» **TASK PROMPT**:
Reproduce all the material exactly, minus any pictures it holds.

» **DATA**:

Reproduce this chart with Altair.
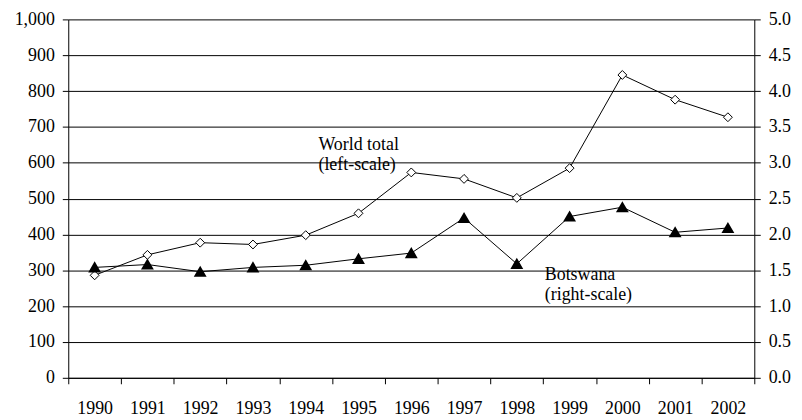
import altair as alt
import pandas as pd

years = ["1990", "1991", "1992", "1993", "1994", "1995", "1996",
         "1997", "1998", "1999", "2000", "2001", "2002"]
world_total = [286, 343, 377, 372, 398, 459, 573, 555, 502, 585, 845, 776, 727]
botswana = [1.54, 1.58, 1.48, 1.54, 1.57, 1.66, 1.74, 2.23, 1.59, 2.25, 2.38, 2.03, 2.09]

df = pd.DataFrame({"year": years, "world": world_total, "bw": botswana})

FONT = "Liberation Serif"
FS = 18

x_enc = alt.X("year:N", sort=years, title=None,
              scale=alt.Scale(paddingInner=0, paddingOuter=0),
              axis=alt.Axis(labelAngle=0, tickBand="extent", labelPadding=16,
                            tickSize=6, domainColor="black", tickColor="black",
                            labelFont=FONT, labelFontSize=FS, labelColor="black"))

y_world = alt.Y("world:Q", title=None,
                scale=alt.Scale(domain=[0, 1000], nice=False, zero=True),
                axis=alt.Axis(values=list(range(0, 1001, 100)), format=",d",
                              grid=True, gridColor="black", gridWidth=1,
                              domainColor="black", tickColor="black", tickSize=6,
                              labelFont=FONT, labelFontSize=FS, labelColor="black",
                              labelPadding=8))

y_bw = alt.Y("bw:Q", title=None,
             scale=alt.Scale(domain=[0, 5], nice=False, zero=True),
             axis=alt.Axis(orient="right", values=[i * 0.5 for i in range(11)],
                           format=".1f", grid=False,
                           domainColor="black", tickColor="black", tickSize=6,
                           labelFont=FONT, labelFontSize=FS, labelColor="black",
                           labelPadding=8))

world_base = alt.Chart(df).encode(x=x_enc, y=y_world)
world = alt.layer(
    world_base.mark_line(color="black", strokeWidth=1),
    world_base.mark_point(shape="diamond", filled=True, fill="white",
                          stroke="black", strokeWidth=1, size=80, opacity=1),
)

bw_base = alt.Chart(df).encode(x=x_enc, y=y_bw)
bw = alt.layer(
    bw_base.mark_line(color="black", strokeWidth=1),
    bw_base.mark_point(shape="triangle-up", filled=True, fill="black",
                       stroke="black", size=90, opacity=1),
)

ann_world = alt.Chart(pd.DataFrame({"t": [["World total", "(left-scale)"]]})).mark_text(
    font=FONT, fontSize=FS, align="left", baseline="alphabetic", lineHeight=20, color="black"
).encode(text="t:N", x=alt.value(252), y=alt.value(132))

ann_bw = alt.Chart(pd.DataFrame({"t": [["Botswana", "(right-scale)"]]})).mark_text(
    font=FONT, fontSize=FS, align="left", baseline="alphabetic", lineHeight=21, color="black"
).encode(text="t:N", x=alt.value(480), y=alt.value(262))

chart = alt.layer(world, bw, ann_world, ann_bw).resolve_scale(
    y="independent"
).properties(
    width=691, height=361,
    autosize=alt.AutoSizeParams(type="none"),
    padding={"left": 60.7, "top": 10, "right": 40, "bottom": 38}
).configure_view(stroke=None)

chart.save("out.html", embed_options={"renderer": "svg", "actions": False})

» **EXERCISE ANSWER**:
Reproduce this chart with Altair.
import altair as alt
import pandas as pd

years = ["1990", "1991", "1992", "1993", "1994", "1995", "1996",
         "1997", "1998", "1999", "2000", "2001", "2002"]
world_total = [286, 343, 377, 372, 398, 459, 573, 555, 502, 585, 845, 776, 727]
botswana = [1.54, 1.58, 1.48, 1.54, 1.57, 1.66, 1.74, 2.23, 1.59, 2.25, 2.38, 2.03, 2.09]

df = pd.DataFrame({"year": years, "world": world_total, "bw": botswana})

FONT = "Liberation Serif"
FS = 18

x_enc = alt.X("year:N", sort=years, title=None,
              scale=alt.Scale(paddingInner=0, paddingOuter=0),
              axis=alt.Axis(labelAngle=0, tickBand="extent", labelPadding=16,
                            tickSize=6, domainColor="black", tickColor="black",
                            labelFont=FONT, labelFontSize=FS, labelColor="black"))

y_world = alt.Y("world:Q", title=None,
                scale=alt.Scale(domain=[0, 1000], nice=False, zero=True),
                axis=alt.Axis(values=list(range(0, 1001, 100)), format=",d",
                              grid=True, gridColor="black", gridWidth=1,
                              domainColor="black", tickColor="black", tickSize=6,
                              labelFont=FONT, labelFontSize=FS, labelColor="black",
                              labelPadding=8))

y_bw = alt.Y("bw:Q", title=None,
             scale=alt.Scale(domain=[0, 5], nice=False, zero=True),
             axis=alt.Axis(orient="right", values=[i * 0.5 for i in range(11)],
                           format=".1f", grid=False,
                           domainColor="black", tickColor="black", tickSize=6,
                           labelFont=FONT, labelFontSize=FS, labelColor="black",
                           labelPadding=8))

world_base = alt.Chart(df).encode(x=x_enc, y=y_world)
world = alt.layer(
    world_base.mark_line(color="black", strokeWidth=1),
    world_base.mark_point(shape="diamond", filled=True, fill="white",
                          stroke="black", strokeWidth=1, size=80, opacity=1),
)

bw_base = alt.Chart(df).encode(x=x_enc, y=y_bw)
bw = alt.layer(
    bw_base.mark_line(color="black", strokeWidth=1),
    bw_base.mark_point(shape="triangle-up", filled=True, fill="black",
                       stroke="black", size=90, opacity=1),
)

ann_world = alt.Chart(pd.DataFrame({"t": [["World total", "(left-scale)"]]})).mark_text(
    font=FONT, fontSize=FS, align="left", baseline="alphabetic", lineHeight=20, color="black"
).encode(text="t:N", x=alt.value(252), y=alt.value(132))

ann_bw = alt.Chart(pd.DataFrame({"t": [["Botswana", "(right-scale)"]]})).mark_text(
    font=FONT, fontSize=FS, align="left", baseline="alphabetic", lineHeight=21, color="black"
).encode(text="t:N", x=alt.value(480), y=alt.value(262))

chart = alt.layer(world, bw, ann_world, ann_bw).resolve_scale(
    y="independent"
).properties(
    width=691, height=361,
    autosize=alt.AutoSizeParams(type="none"),
    padding={"left": 60.7, "top": 10, "right": 40, "bottom": 38}
).configure_view(stroke=None)

chart.save("out.html", embed_options={"renderer": "svg", "actions": False})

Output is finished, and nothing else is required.